Direction
Leaving out every picture, retype the lines below from the top through the one that contains "25, 30, 35];".

--- Rows ---

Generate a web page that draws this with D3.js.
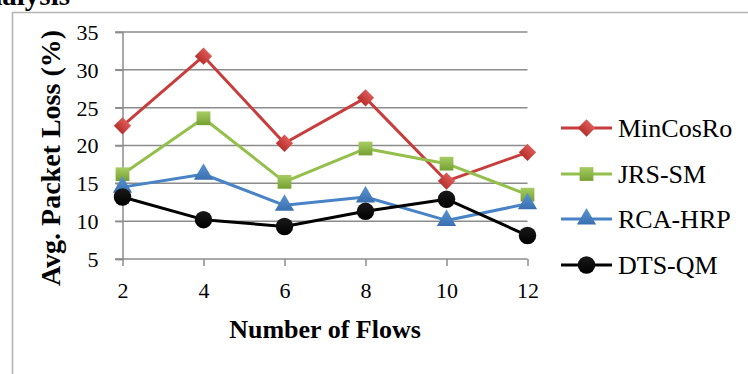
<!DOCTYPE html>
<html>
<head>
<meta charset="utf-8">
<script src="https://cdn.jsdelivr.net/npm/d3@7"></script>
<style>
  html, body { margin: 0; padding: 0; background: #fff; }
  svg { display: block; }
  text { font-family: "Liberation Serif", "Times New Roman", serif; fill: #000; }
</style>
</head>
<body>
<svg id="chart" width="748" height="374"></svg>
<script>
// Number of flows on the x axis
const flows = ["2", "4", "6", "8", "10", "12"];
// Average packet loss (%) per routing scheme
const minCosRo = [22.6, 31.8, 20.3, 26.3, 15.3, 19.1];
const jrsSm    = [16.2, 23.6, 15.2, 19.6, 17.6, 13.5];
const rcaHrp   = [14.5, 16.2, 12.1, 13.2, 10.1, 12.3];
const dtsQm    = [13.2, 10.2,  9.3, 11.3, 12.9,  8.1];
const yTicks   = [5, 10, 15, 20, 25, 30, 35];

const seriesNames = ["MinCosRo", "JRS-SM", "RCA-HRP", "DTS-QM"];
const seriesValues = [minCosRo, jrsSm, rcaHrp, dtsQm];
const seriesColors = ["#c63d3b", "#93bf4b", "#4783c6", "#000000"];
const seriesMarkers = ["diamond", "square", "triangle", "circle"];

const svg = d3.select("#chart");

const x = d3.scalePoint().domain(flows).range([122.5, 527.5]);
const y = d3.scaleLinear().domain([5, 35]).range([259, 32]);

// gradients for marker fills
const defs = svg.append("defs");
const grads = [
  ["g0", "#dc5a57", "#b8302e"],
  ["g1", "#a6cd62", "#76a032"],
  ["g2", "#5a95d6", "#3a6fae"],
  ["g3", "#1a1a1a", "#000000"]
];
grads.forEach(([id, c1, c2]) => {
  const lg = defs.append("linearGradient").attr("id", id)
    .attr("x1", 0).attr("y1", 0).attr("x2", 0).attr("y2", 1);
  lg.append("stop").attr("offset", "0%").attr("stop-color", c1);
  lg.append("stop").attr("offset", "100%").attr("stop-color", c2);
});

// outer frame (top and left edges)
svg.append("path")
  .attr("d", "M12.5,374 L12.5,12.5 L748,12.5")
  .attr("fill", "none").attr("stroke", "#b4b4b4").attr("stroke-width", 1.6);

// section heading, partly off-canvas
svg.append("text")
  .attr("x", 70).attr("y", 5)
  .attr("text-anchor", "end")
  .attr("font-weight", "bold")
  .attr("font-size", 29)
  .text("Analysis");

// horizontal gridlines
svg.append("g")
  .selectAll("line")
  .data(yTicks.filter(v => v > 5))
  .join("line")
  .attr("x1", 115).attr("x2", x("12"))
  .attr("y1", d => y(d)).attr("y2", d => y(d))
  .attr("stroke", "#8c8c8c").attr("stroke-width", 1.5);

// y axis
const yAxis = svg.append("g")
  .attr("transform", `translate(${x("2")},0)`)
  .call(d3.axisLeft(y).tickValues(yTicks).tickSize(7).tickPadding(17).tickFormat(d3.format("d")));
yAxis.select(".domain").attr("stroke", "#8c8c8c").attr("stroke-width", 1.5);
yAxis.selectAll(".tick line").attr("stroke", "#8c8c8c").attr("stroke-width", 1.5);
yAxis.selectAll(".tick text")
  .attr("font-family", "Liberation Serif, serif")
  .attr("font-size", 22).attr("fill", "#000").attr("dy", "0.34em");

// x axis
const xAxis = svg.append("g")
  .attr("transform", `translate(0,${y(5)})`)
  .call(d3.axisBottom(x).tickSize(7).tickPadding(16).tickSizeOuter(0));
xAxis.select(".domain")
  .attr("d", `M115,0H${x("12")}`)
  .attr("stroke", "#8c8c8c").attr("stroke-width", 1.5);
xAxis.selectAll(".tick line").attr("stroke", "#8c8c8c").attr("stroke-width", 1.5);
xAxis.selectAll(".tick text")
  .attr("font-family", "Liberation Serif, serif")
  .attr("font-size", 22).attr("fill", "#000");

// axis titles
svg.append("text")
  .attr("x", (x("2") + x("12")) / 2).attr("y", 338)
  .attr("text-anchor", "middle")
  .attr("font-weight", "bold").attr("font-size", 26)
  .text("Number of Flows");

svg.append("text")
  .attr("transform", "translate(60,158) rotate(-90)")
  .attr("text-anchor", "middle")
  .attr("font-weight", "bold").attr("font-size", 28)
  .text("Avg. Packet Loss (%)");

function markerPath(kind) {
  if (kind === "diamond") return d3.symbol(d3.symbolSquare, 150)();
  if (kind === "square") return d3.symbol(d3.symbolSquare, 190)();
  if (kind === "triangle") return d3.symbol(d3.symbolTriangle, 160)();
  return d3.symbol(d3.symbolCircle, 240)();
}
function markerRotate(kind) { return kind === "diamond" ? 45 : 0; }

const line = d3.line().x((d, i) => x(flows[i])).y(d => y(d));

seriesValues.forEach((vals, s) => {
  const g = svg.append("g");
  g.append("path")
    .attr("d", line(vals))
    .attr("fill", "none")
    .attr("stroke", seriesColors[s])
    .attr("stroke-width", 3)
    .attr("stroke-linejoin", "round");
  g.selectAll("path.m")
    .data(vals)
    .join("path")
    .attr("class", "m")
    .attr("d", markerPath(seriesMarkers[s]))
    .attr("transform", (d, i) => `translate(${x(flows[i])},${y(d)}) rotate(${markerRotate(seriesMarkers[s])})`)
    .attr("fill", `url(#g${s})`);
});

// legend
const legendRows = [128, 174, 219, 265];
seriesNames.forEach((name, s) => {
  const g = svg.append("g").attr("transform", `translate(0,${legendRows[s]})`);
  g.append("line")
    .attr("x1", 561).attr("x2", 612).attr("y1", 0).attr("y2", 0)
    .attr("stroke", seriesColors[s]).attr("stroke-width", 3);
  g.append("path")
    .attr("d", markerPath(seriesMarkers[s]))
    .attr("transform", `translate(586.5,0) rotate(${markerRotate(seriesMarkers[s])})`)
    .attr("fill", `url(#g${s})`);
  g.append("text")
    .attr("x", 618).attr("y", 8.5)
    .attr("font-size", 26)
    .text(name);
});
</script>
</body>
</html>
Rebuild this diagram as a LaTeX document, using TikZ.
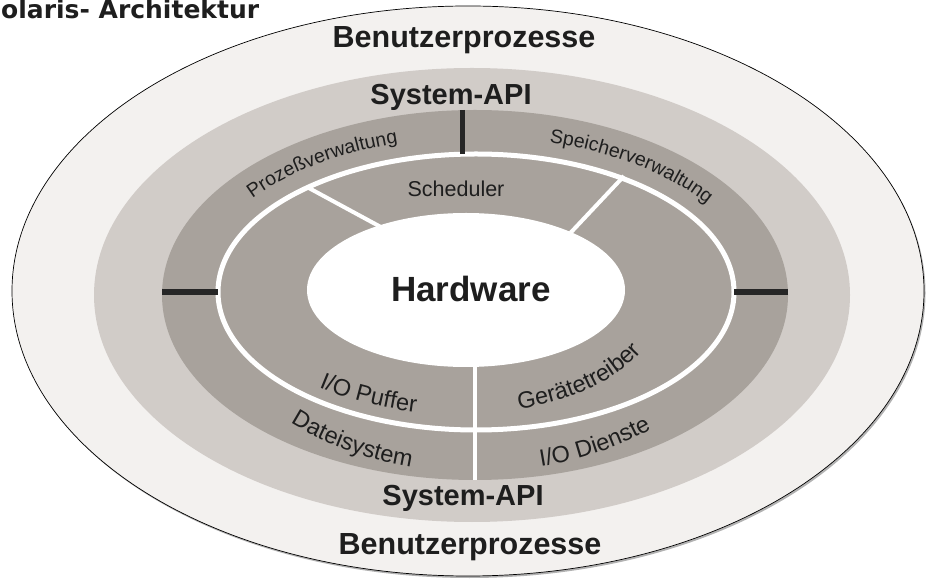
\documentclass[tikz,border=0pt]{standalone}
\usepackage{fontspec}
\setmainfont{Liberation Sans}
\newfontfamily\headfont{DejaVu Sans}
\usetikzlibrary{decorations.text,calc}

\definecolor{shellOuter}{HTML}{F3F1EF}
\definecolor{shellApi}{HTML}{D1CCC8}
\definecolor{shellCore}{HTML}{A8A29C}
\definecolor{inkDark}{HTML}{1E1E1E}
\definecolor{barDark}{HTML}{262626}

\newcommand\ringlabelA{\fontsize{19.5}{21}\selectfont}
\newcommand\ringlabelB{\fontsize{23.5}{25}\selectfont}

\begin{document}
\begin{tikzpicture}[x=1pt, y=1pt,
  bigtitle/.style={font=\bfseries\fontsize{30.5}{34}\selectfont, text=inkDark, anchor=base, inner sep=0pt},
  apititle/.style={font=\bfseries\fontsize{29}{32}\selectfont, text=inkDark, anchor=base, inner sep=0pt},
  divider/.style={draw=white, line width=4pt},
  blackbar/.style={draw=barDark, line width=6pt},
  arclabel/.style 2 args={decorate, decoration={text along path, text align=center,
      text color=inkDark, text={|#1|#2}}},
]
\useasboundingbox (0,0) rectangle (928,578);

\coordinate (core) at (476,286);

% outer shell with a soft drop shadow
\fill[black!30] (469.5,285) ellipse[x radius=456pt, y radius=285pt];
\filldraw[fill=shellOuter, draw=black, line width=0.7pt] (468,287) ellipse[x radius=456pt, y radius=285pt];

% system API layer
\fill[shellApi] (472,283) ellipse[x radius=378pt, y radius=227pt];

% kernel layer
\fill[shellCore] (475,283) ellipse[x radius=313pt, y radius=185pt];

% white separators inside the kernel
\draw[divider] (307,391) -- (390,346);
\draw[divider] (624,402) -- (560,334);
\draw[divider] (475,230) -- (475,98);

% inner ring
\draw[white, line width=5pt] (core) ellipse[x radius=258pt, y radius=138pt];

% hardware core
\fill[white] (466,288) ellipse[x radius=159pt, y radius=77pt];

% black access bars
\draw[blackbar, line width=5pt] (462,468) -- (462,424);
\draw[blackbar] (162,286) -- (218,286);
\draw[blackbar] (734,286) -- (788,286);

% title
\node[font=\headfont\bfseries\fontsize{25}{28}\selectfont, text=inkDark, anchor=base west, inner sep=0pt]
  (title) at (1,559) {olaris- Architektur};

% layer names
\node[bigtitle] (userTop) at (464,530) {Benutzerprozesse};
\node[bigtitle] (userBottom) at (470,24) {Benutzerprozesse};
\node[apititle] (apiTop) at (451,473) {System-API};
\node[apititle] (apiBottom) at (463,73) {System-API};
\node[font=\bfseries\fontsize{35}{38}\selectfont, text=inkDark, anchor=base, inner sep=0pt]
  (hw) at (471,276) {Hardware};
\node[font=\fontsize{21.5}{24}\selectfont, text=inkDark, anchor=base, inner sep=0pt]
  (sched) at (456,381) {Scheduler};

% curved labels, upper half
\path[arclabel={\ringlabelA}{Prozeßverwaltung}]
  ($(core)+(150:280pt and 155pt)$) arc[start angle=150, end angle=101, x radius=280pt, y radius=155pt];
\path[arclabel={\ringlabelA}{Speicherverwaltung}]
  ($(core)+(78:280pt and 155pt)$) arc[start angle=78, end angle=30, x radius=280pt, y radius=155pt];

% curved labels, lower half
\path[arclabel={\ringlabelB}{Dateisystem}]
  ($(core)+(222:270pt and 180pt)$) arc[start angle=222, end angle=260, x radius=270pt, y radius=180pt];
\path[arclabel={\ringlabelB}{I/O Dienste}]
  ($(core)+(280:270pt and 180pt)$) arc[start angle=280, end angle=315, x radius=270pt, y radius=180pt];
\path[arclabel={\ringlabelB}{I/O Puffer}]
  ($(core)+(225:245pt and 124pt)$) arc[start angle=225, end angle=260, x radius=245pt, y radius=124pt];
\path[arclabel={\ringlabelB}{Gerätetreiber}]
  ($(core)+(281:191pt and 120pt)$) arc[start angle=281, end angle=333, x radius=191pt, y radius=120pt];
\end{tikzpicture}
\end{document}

---

Complete output
Generate a web page that draws this with D3.js.
<!DOCTYPE html>
<html>
<head>
<meta charset="utf-8">
<script src="https://cdn.jsdelivr.net/npm/d3@7"></script>
<style>
  html, body { margin: 0; padding: 0; background: #fff; }
  svg { display: block; }
  text { font-family: "Liberation Serif", "Times New Roman", serif; fill: #000; }
</style>
</head>
<body>
<svg id="chart" width="748" height="374"></svg>
<script>
// Number of flows on the x axis
const flows = ["2", "4", "6", "8", "10", "12"];
// Average packet loss (%) per routing scheme
const minCosRo = [22.6, 31.8, 20.3, 26.3, 15.3, 19.1];
const jrsSm    = [16.2, 23.6, 15.2, 19.6, 17.6, 13.5];
const rcaHrp   = [14.5, 16.2, 12.1, 13.2, 10.1, 12.3];
const dtsQm    = [13.2, 10.2,  9.3, 11.3, 12.9,  8.1];
const yTicks   = [5, 10, 15, 20, 25, 30, 35];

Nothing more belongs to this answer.